Considering Where to Incorporate

2007-03-08 10:33:40

( Business )



Corporations wishing to do business in more than one state, or those that decide to become a public corporation need to incorporate in another state that offers corporate laws that would benefit their company.

If you decide to incorporate elsewhere, you will then be known as a “foreign corporation” in another state. Corporations must register in order to do business in each state where they operate.

There are a number of factors to consider in deciding where to incorporate:

Tax rates – are the tax rates lower or higher in the state where you wish to incorporate?

Costs and Fees – what are the costs of registering your corporation in the other states where you will be doing business?

Insolvency – if company becomes insolvent, what are the laws regarding creditors in each state?

On deciding where to incorporate, there is usually two popular states that corporations end up on making their choice on: Nevada and Delaware.

50% of the Fortune 500 companies and almost half of the companies on the New York Stock Exchange choose Delaware. You should incorporate in Delaware if your corporation plans to go public in the future and if you have offices and operations in multiple states.

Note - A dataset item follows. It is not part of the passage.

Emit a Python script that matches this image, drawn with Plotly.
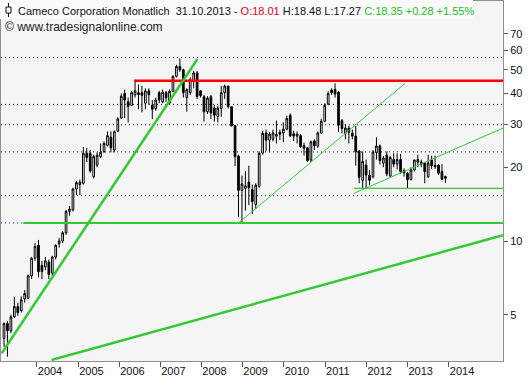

Incorporating in Delaware has numerous advantages:

A Delaware corporation can be formed in 24 hours by phone or fax; for an extra fee, some can even incorporate in an hour;

The incorporation and annual franchise taxes are kept at a minimum;

You can appoint only one person to hold all corporate offices and the same person to be the sole shareholder;

Tremendous tax savings as no income tax needs to be paid;

Delaware has a special court system called “Court of Chancery” which hears corporate cases and they are resolved far more quickly than in a normal court;

There is no need to be a resident of Delaware or a US citizen to own and form your corporation;

Delaware corporations can trade their stock in exchange for services, etc.

If you decide to maintain a private corporation, then you should incorporate in Nevada.

Nevada corporations can also be formed within 24 hours;

Shareholders’ identities can be kept confidential;

Your shareholders and directors do not necessarily have to reside in Nevada;

One person can be chosen to be the officer and director; that one single person can hold all corporate offices;

Corporate income tax, franchise tax, capital stock tax, corporate share tax, estate tax, inventory tax, personal income tax, stock transfer fee, inheritance and gift tax are waived;

Nevada corporations can be formed with no start up capital;

No formal meetings are required in daily operations. With proper consent, members of the board and stockholders can act by unanimous consent;

Can conduct different businesses under one corporation.

Finally, your corporate lawyer can most likely assist you further in making a decision on where to incorporate.